[Begin]

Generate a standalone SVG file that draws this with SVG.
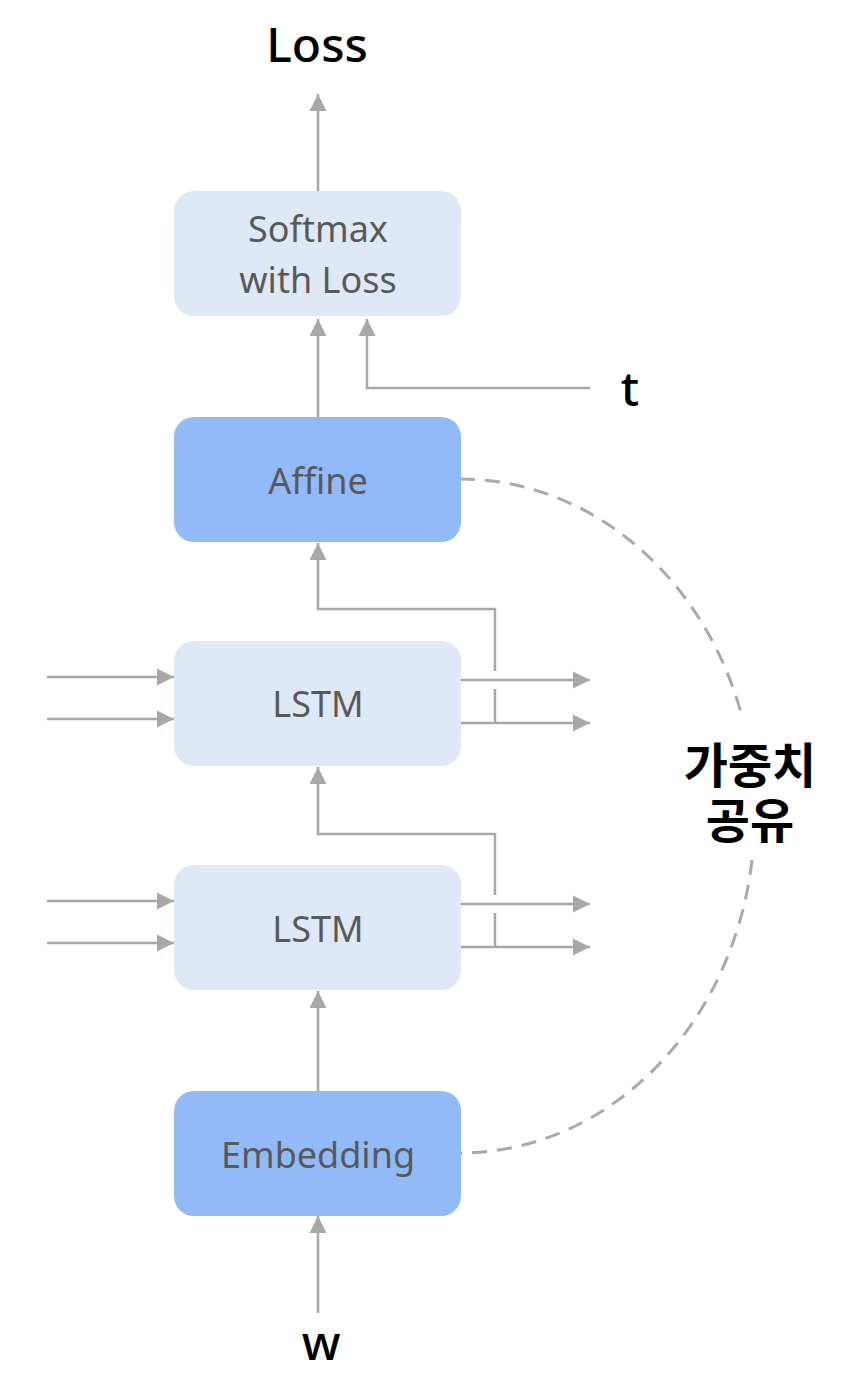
<svg xmlns="http://www.w3.org/2000/svg" width="848" height="1398" viewBox="0 0 848 1398">
<style>
.light{fill:#dfe9f6}
.dark{fill:#93baf8}
.lbl{font-family:"Noto Sans","Liberation Sans",sans-serif;font-size:36px;fill:#595959;text-anchor:middle}
.big{font-family:"Noto Sans","Liberation Sans",sans-serif;font-size:48px;font-weight:500;fill:#000;text-anchor:middle}
.kr{font-family:"Noto Sans CJK KR","Noto Sans",sans-serif;font-size:48px;font-weight:700;fill:#000;text-anchor:middle}
.c{fill:none;stroke:#a8a8a8;stroke-width:2.5}
.dash{fill:none;stroke:#aaaaaa;stroke-width:3;stroke-dasharray:15 10}
</style>
<defs>
<marker id="ah" markerUnits="userSpaceOnUse" markerWidth="18" markerHeight="18" viewBox="0 0 18 18" refX="17" refY="9" orient="auto">
<path d="M0,0.5 L17,9 L0,17.5 Z" fill="#a8a8a8"/>
</marker>
</defs>
<g id="connectors">
<path class="dash" d="M460 479 A295 337 0 0 1 743 720"/>
<path class="dash" d="M752 860 A295 337 0 0 1 460 1153"/>
<line class="c" x1="318" y1="191" x2="318" y2="94" marker-end="url(#ah)"/>
<line class="c" x1="318" y1="417" x2="318" y2="319" marker-end="url(#ah)"/>
<path class="c" d="M590 388 H367 V319" marker-end="url(#ah)"/>
<line class="c" x1="495" y1="723" x2="495" y2="689"/>
<path class="c" d="M495 671 V609 H318 V543" marker-end="url(#ah)"/>
<line class="c" x1="460" y1="680" x2="590" y2="680" marker-end="url(#ah)"/>
<line class="c" x1="460" y1="723" x2="590" y2="723" marker-end="url(#ah)"/>
<line class="c" x1="47" y1="677" x2="174" y2="677" marker-end="url(#ah)"/>
<line class="c" x1="47" y1="719" x2="174" y2="719" marker-end="url(#ah)"/>
<line class="c" x1="495" y1="947" x2="495" y2="913"/>
<path class="c" d="M495 895 V834 H318 V767" marker-end="url(#ah)"/>
<line class="c" x1="460" y1="904" x2="590" y2="904" marker-end="url(#ah)"/>
<line class="c" x1="460" y1="947" x2="590" y2="947" marker-end="url(#ah)"/>
<line class="c" x1="47" y1="901" x2="174" y2="901" marker-end="url(#ah)"/>
<line class="c" x1="47" y1="943" x2="174" y2="943" marker-end="url(#ah)"/>
<line class="c" x1="318" y1="1091" x2="318" y2="991" marker-end="url(#ah)"/>
<line class="c" x1="318" y1="1313" x2="318" y2="1216" marker-end="url(#ah)"/>
</g>
<g id="softmax">
<rect class="light" x="174" y="191" width="287" height="125" rx="20"/>
<text class="lbl" x="318" y="242">Softmax</text>
<text class="lbl" x="318" y="293">with Loss</text>
</g>
<g id="affine">
<rect class="dark" x="174" y="417" width="287" height="125" rx="20"/>
<text class="lbl" x="318" y="494">Affine</text>
</g>
<g id="lstm1">
<rect class="light" x="174" y="641" width="287" height="125" rx="20"/>
<text class="lbl" x="318" y="717">LSTM</text>
</g>
<g id="lstm2">
<rect class="light" x="174" y="865" width="287" height="125" rx="20"/>
<text class="lbl" x="318" y="942">LSTM</text>
</g>
<g id="embedding">
<rect class="dark" x="174" y="1091" width="287" height="125" rx="20"/>
<text class="lbl" x="318" y="1168">Embedding</text>
</g>
<g id="loss"><text class="big" x="317" y="62">Loss</text></g>
<g id="t"><text class="big" x="630" y="406">t</text></g>
<g id="w"><text class="big" x="321" y="1360">w</text></g>
<g id="share">
<text class="kr" x="750" y="783">가중치</text>
<text class="kr" x="750" y="838">공유</text>
</g>
</svg>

[End]

_Challenge:_
Quote the listing above in full, except for the pictures.

_Problem solution:_
Generate a standalone SVG file that draws this with SVG.
<svg xmlns="http://www.w3.org/2000/svg" width="848" height="1398" viewBox="0 0 848 1398">
<style>
.light{fill:#dfe9f6}
.dark{fill:#93baf8}
.lbl{font-family:"Noto Sans","Liberation Sans",sans-serif;font-size:36px;fill:#595959;text-anchor:middle}
.big{font-family:"Noto Sans","Liberation Sans",sans-serif;font-size:48px;font-weight:500;fill:#000;text-anchor:middle}
.kr{font-family:"Noto Sans CJK KR","Noto Sans",sans-serif;font-size:48px;font-weight:700;fill:#000;text-anchor:middle}
.c{fill:none;stroke:#a8a8a8;stroke-width:2.5}
.dash{fill:none;stroke:#aaaaaa;stroke-width:3;stroke-dasharray:15 10}
</style>
<defs>
<marker id="ah" markerUnits="userSpaceOnUse" markerWidth="18" markerHeight="18" viewBox="0 0 18 18" refX="17" refY="9" orient="auto">
<path d="M0,0.5 L17,9 L0,17.5 Z" fill="#a8a8a8"/>
</marker>
</defs>
<g id="connectors">
<path class="dash" d="M460 479 A295 337 0 0 1 743 720"/>
<path class="dash" d="M752 860 A295 337 0 0 1 460 1153"/>
<line class="c" x1="318" y1="191" x2="318" y2="94" marker-end="url(#ah)"/>
<line class="c" x1="318" y1="417" x2="318" y2="319" marker-end="url(#ah)"/>
<path class="c" d="M590 388 H367 V319" marker-end="url(#ah)"/>
<line class="c" x1="495" y1="723" x2="495" y2="689"/>
<path class="c" d="M495 671 V609 H318 V543" marker-end="url(#ah)"/>
<line class="c" x1="460" y1="680" x2="590" y2="680" marker-end="url(#ah)"/>
<line class="c" x1="460" y1="723" x2="590" y2="723" marker-end="url(#ah)"/>
<line class="c" x1="47" y1="677" x2="174" y2="677" marker-end="url(#ah)"/>
<line class="c" x1="47" y1="719" x2="174" y2="719" marker-end="url(#ah)"/>
<line class="c" x1="495" y1="947" x2="495" y2="913"/>
<path class="c" d="M495 895 V834 H318 V767" marker-end="url(#ah)"/>
<line class="c" x1="460" y1="904" x2="590" y2="904" marker-end="url(#ah)"/>
<line class="c" x1="460" y1="947" x2="590" y2="947" marker-end="url(#ah)"/>
<line class="c" x1="47" y1="901" x2="174" y2="901" marker-end="url(#ah)"/>
<line class="c" x1="47" y1="943" x2="174" y2="943" marker-end="url(#ah)"/>
<line class="c" x1="318" y1="1091" x2="318" y2="991" marker-end="url(#ah)"/>
<line class="c" x1="318" y1="1313" x2="318" y2="1216" marker-end="url(#ah)"/>
</g>
<g id="softmax">
<rect class="light" x="174" y="191" width="287" height="125" rx="20"/>
<text class="lbl" x="318" y="242">Softmax</text>
<text class="lbl" x="318" y="293">with Loss</text>
</g>
<g id="affine">
<rect class="dark" x="174" y="417" width="287" height="125" rx="20"/>
<text class="lbl" x="318" y="494">Affine</text>
</g>
<g id="lstm1">
<rect class="light" x="174" y="641" width="287" height="125" rx="20"/>
<text class="lbl" x="318" y="717">LSTM</text>
</g>
<g id="lstm2">
<rect class="light" x="174" y="865" width="287" height="125" rx="20"/>
<text class="lbl" x="318" y="942">LSTM</text>
</g>
<g id="embedding">
<rect class="dark" x="174" y="1091" width="287" height="125" rx="20"/>
<text class="lbl" x="318" y="1168">Embedding</text>
</g>
<g id="loss"><text class="big" x="317" y="62">Loss</text></g>
<g id="t"><text class="big" x="630" y="406">t</text></g>
<g id="w"><text class="big" x="321" y="1360">w</text></g>
<g id="share">
<text class="kr" x="750" y="783">가중치</text>
<text class="kr" x="750" y="838">공유</text>
</g>
</svg>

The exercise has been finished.